Seniors may not be as hard hit by the city’s proposed budget as they had been in the past, provided that elected officials can restore the discretionary funding that they typically provide.

The 2013 fiscal budget for the Department for the Aging is approximately $116 million — a decrease of about $25.5 million from last year — but that money can be put back, as has been done in previous years.

In June 2011, the City Council replaced $29 million to DFTA’s 2012 budget plus $5.5 million of its discretionary funds for senior services, according to the Council of Senior Centers and Services.

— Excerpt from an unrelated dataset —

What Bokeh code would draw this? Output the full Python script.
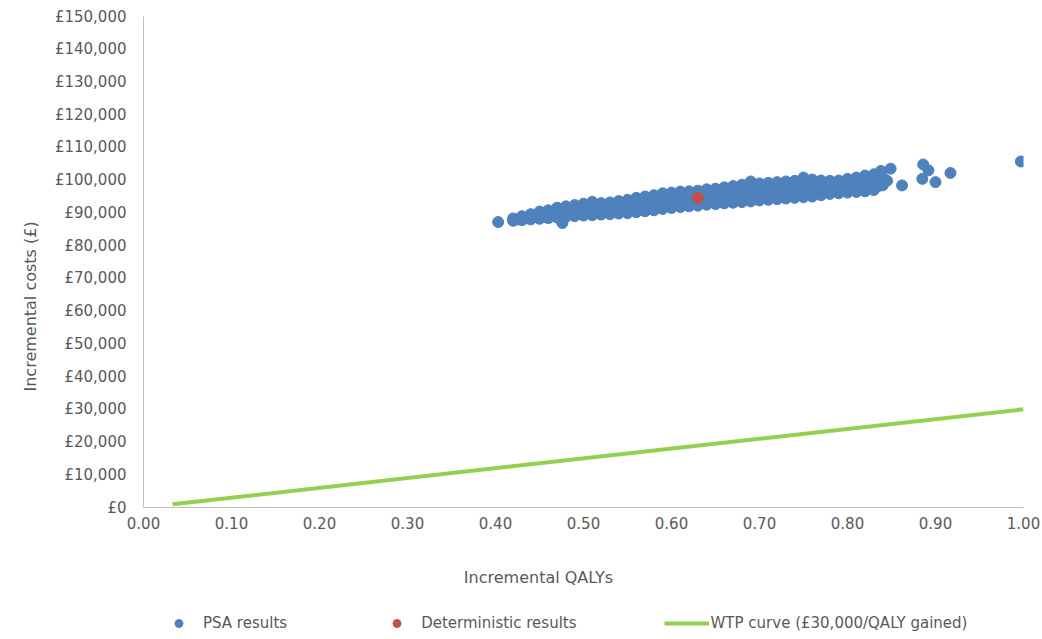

But case management services still sustained a 16.5 percent cut and $776,000 in social service contracts were eliminated, according to the group.

Bobbie Sackman, the director of public policy for CSCS, said she is pleased to see that there are no new cuts outlined in the proposed budget to DFTA.

“Obviously, it’s great news because in the past it has been cut so deeply,” Sackman said Tuesday.

But she added the City Council must work to restore its discretionary funding as well as the money that comes from the borough president to eliminate budget gaps as it does every year.

“We have been doing the ‘budget dance’ for many years,” Sackman said, “having to fight for the same money year after year.”

City Councilman Leroy Comrie (D-St. Albans) called the practice a waste of time and said it could be avoided if the mayor didn’t have control over the borough president’s discretionary funds, as per the City Charter. The administration has cut that money by about 40 percent over the last 10 years, according to the lawmaker.

“The City Charter lets them get away with it,” Comrie said. “Giuliani did it all the time, but he didn’t do it to the level Bloomberg did.”

He added that he had some concerns about whether sufficient funding would be restored. “We cannot afford to close senior centers in Queens. “We have an increasing, diverse senior population in the borough and they need to be taken care of.”